- [WHAT THE TASK ASKS]: In the records below, begin at the line that has "Generate a web" and stop after the line that has "</body></html>"; quote those lines verbatim and nothing more.

- [AVAILABLE DATA]:
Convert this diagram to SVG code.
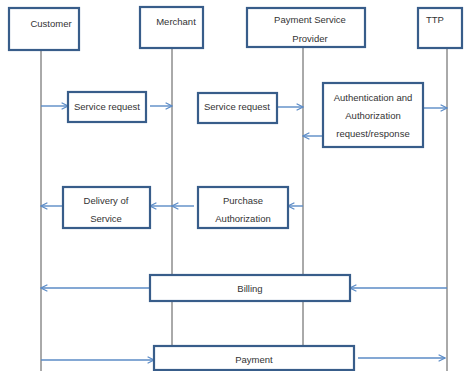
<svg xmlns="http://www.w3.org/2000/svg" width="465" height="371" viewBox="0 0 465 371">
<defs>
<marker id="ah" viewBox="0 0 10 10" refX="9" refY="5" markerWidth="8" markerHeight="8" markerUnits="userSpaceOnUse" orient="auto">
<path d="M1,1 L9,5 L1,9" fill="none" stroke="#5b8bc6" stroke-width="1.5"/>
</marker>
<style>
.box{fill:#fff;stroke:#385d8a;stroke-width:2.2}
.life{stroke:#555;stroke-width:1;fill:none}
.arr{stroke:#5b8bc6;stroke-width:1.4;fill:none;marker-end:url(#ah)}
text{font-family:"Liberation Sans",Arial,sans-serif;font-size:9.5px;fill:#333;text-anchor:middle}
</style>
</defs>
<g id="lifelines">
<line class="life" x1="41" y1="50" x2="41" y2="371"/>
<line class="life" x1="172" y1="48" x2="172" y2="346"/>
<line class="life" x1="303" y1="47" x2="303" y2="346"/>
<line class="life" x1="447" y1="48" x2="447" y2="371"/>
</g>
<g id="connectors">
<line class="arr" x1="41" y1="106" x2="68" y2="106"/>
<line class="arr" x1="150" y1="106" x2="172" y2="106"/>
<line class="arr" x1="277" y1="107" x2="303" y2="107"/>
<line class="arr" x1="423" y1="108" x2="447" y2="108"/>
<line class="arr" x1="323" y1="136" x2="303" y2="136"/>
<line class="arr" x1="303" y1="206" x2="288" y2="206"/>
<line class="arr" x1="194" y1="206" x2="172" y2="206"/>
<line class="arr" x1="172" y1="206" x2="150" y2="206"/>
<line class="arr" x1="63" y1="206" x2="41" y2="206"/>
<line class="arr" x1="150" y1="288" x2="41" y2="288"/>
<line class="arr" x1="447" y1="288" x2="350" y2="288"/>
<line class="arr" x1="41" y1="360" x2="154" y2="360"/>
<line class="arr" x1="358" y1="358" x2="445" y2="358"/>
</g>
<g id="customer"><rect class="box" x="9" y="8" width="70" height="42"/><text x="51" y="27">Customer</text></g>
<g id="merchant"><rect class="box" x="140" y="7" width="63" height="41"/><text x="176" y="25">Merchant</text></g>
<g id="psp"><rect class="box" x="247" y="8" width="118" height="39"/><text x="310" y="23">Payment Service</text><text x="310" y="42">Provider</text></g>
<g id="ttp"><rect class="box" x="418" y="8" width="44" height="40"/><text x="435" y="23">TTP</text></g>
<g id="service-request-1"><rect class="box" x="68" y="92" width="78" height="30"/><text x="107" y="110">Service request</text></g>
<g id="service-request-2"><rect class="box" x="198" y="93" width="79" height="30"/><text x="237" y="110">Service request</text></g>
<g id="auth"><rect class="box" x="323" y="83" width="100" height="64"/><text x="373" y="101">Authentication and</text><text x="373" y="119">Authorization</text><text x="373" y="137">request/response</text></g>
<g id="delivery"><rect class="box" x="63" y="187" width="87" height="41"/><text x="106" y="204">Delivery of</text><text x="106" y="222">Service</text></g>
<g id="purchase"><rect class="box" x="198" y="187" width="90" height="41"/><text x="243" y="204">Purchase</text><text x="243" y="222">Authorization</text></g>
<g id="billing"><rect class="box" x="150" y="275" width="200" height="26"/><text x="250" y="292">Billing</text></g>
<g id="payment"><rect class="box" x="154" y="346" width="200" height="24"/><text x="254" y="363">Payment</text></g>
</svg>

...

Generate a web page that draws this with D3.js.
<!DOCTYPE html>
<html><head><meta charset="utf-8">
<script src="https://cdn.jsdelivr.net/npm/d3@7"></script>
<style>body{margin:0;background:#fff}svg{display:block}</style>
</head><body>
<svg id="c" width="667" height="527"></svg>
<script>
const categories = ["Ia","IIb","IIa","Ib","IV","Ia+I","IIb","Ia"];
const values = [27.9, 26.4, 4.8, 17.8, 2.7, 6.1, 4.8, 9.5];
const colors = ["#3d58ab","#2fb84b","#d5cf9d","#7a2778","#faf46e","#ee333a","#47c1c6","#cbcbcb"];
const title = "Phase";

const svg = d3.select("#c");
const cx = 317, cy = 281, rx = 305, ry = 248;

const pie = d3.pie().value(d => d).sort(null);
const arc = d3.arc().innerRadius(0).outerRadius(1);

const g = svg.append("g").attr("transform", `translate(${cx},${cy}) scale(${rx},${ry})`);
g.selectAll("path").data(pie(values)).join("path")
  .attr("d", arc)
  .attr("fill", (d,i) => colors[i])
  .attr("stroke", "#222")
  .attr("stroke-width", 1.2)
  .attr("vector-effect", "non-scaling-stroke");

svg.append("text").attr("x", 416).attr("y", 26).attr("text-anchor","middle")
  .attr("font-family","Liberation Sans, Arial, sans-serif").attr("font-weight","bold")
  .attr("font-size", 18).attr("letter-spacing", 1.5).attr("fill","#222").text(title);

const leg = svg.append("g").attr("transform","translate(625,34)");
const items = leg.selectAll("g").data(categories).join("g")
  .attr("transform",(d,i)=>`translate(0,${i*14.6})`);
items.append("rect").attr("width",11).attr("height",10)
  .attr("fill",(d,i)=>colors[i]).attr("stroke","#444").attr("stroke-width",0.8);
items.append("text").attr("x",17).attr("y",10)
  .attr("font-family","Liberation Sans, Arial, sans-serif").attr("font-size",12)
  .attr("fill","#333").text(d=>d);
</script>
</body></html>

- [SOLVED PROBLEM]:
Generate a web page that draws this with D3.js.
<!DOCTYPE html>
<html><head><meta charset="utf-8">
<script src="https://cdn.jsdelivr.net/npm/d3@7"></script>
<style>body{margin:0;background:#fff}svg{display:block}</style>
</head><body>
<svg id="c" width="667" height="527"></svg>
<script>
const categories = ["Ia","IIb","IIa","Ib","IV","Ia+I","IIb","Ia"];
const values = [27.9, 26.4, 4.8, 17.8, 2.7, 6.1, 4.8, 9.5];
const colors = ["#3d58ab","#2fb84b","#d5cf9d","#7a2778","#faf46e","#ee333a","#47c1c6","#cbcbcb"];
const title = "Phase";

const svg = d3.select("#c");
const cx = 317, cy = 281, rx = 305, ry = 248;

const pie = d3.pie().value(d => d).sort(null);
const arc = d3.arc().innerRadius(0).outerRadius(1);

const g = svg.append("g").attr("transform", `translate(${cx},${cy}) scale(${rx},${ry})`);
g.selectAll("path").data(pie(values)).join("path")
  .attr("d", arc)
  .attr("fill", (d,i) => colors[i])
  .attr("stroke", "#222")
  .attr("stroke-width", 1.2)
  .attr("vector-effect", "non-scaling-stroke");

svg.append("text").attr("x", 416).attr("y", 26).attr("text-anchor","middle")
  .attr("font-family","Liberation Sans, Arial, sans-serif").attr("font-weight","bold")
  .attr("font-size", 18).attr("letter-spacing", 1.5).attr("fill","#222").text(title);

const leg = svg.append("g").attr("transform","translate(625,34)");
const items = leg.selectAll("g").data(categories).join("g")
  .attr("transform",(d,i)=>`translate(0,${i*14.6})`);
items.append("rect").attr("width",11).attr("height",10)
  .attr("fill",(d,i)=>colors[i]).attr("stroke","#444").attr("stroke-width",0.8);
items.append("text").attr("x",17).attr("y",10)
  .attr("font-family","Liberation Sans, Arial, sans-serif").attr("font-size",12)
  .attr("fill","#333").text(d=>d);
</script>
</body></html>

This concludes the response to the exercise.